Gus Dur memang sosok yang kontroversial, selain pernah mendapatkan penghargaan Ramon Magsaysay dari Philipina, ia juga mendapatkan penghargaan dari Yayasan Simon Perez Israel, disamping juga terpilih sebagai salah seorang presiden WCRP (World Coorporation Relegian President) persatuan umat ber-agama sedunia.
Semasa menjabat Ketua Umum PBNU yang ketiga kalinya (1998 M), PBNU memfasilitasi berdirinya Partai Kebangkitan Bangsa (PKB).
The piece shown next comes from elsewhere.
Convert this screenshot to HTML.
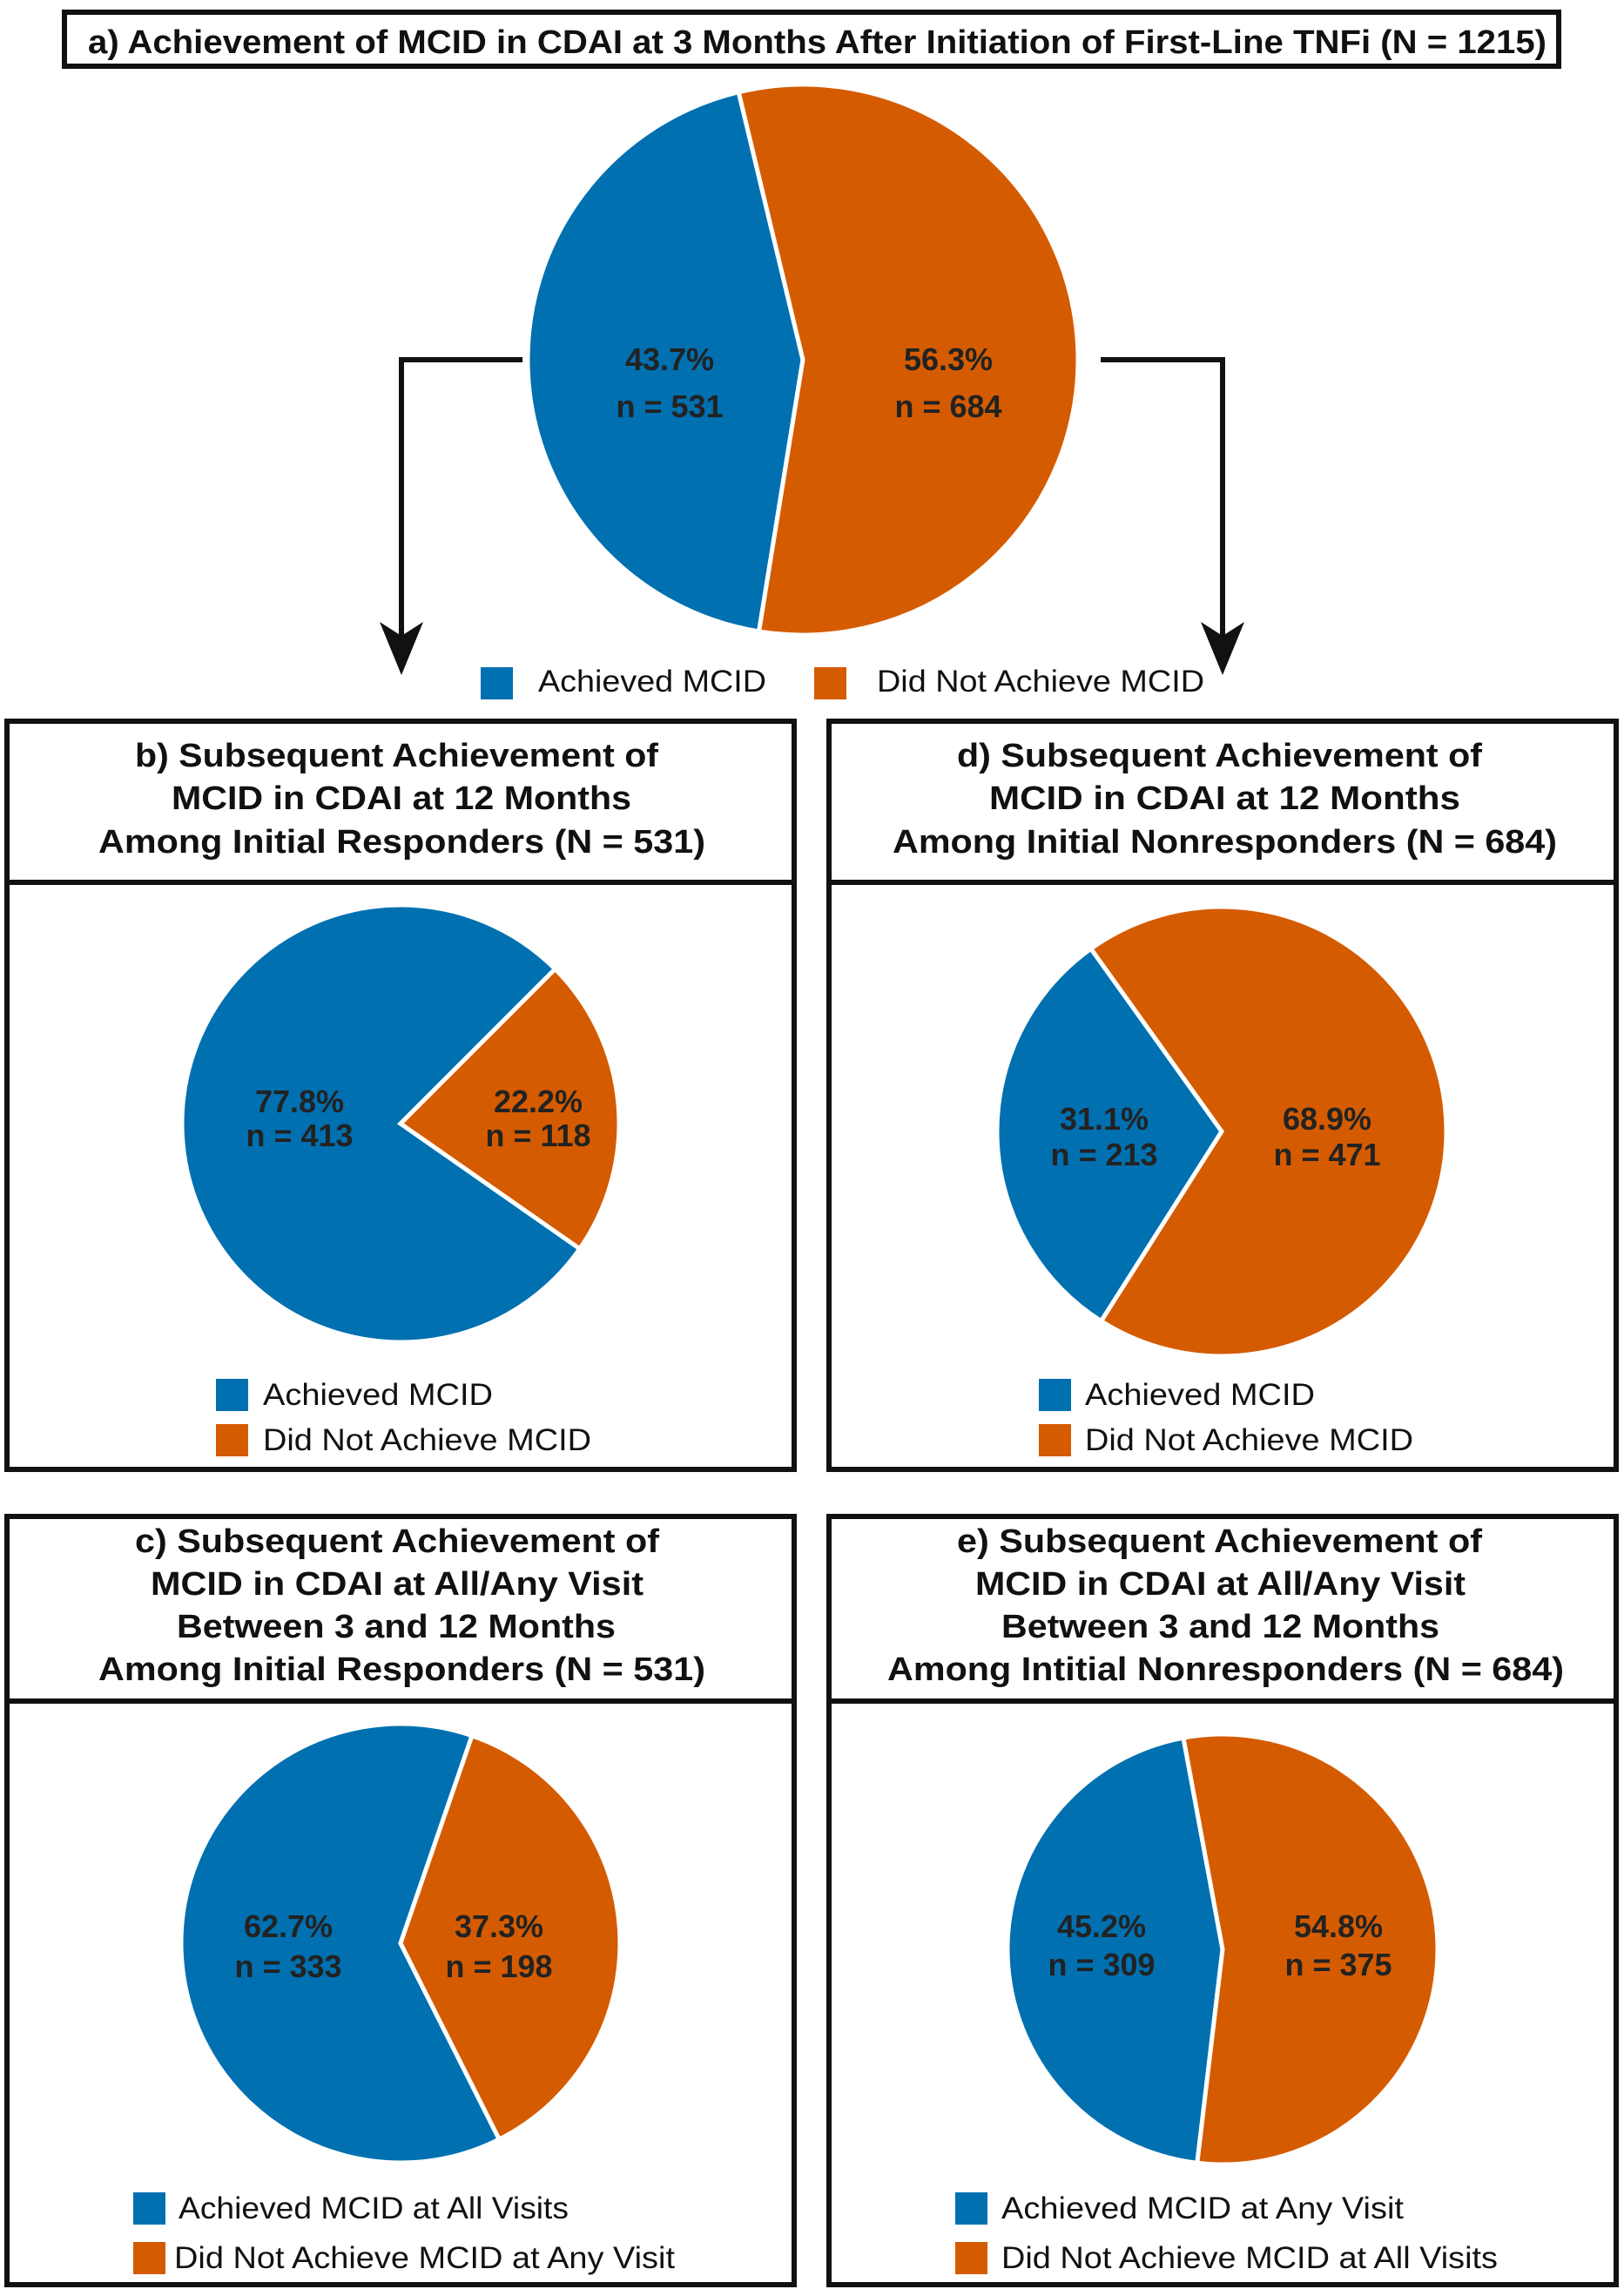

Gus Dur duduk sebagai Ketua Dewan Syuro partai tersebut. Nama PKB akhirnya lebih identik dengan Gus Dur daripada Ketua Umumnya, baik itu Matori Abdul Jalil maupun Dr. Alwi Sihab.
Dalam Sidang Umum MPR tahun 1999 M Gus Dur diangkat sebagai Presiden RI ke 4 (empat) menggantikan Prof. Dr. Ir. BJ. Habibie. Selama memegang jabatan Presiden Gus Dur banyak melakukan Reshuffle kabinet, sehingga banyak menimbulkan perlawanan dari partai-partai asal menteri itu berada. Puncaknya, beliau diserang lewat cara impeachment oleh para anggota DPR. Dan akhirnya dijatuhkan lewat SI (sidang istimewa) MPR tahun 2000, ketika itu MPR dipimpin oleh Dr. M. Amin Rais (Muhamma-diyah).